La Double Âme de la Coopération : idéaux démocratiques et risques d'abus

Le mouvement coopératif puise ses racines dans une solide tradition de valeurs telles que la démocratie, l'égalité, l'équité et la solidarité, comme le stipule l'Alliance Coopérative Internationale (ACI). Ces principes constituent la promesse d'un modèle d'entreprise alternatif, qui place les personnes au cœur de son action, se distinguant ainsi des sociétés de capitaux traditionnelles qui visent principalement la maximisation des profits. Le pilier de ce modèle est le contrôle démocratique exercé par les sociétaires, résumé par le principe "une personne, une voix", qui incarne l'idéal d'une démocratie économique réelle et participative.  

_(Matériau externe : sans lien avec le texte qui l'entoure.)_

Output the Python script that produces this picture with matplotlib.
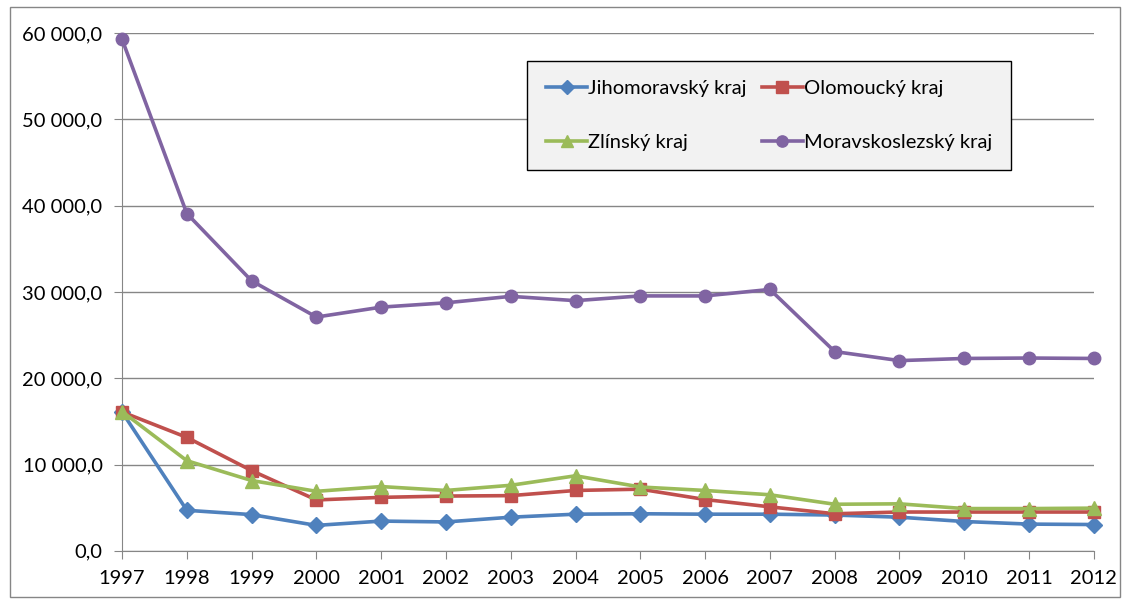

Cependant, il existe une divergence fréquente et problématique entre ces nobles idéaux et la réalité de la gestion. Les coopératives, bien que se prévalant d'une histoire remontant à la révolution industrielle, ne sont pas à l'abri de dérives oligarchiques et de pratiques de gouvernance qui trahissent leur mission originelle. Opérant sur des marchés de plus en plus compétitifs, les coopératives vivent une tension intrinsèque entre la poursuite de l'objectif mutualiste – c'est-à-dire fournir des avantages directs à leurs sociétaires – et la nécessité d'être efficaces et rentables pour survivre et croître. Cette dualité constitue un terrain fertile pour les abus, où les Conseils d'Administration (CA) peuvent agir de manière autoréférentielle, justifiant des décisions qui marginalisent la base sociale au nom d'une prétendue "efficacité managériale".  

Dans ce contexte, l'Observatoire Européen pour la Transparence des Coopératives se positionne comme une entité de surveillance et de soutien, née pour surveiller cette tension structurelle et pour fournir aux sociétaires les outils cognitifs et juridiques nécessaires à la défense de leurs droits fondamentaux. Ce rapport vise à analyser la nature de la coopération en Europe du point de vue du sociétaire, en mettant en évidence les meilleures pratiques mais, surtout, en faisant la lumière sur les zones d'ombre, les vulnérabilités et les risques d'abus qui menacent l'intégrité du modèle coopératif.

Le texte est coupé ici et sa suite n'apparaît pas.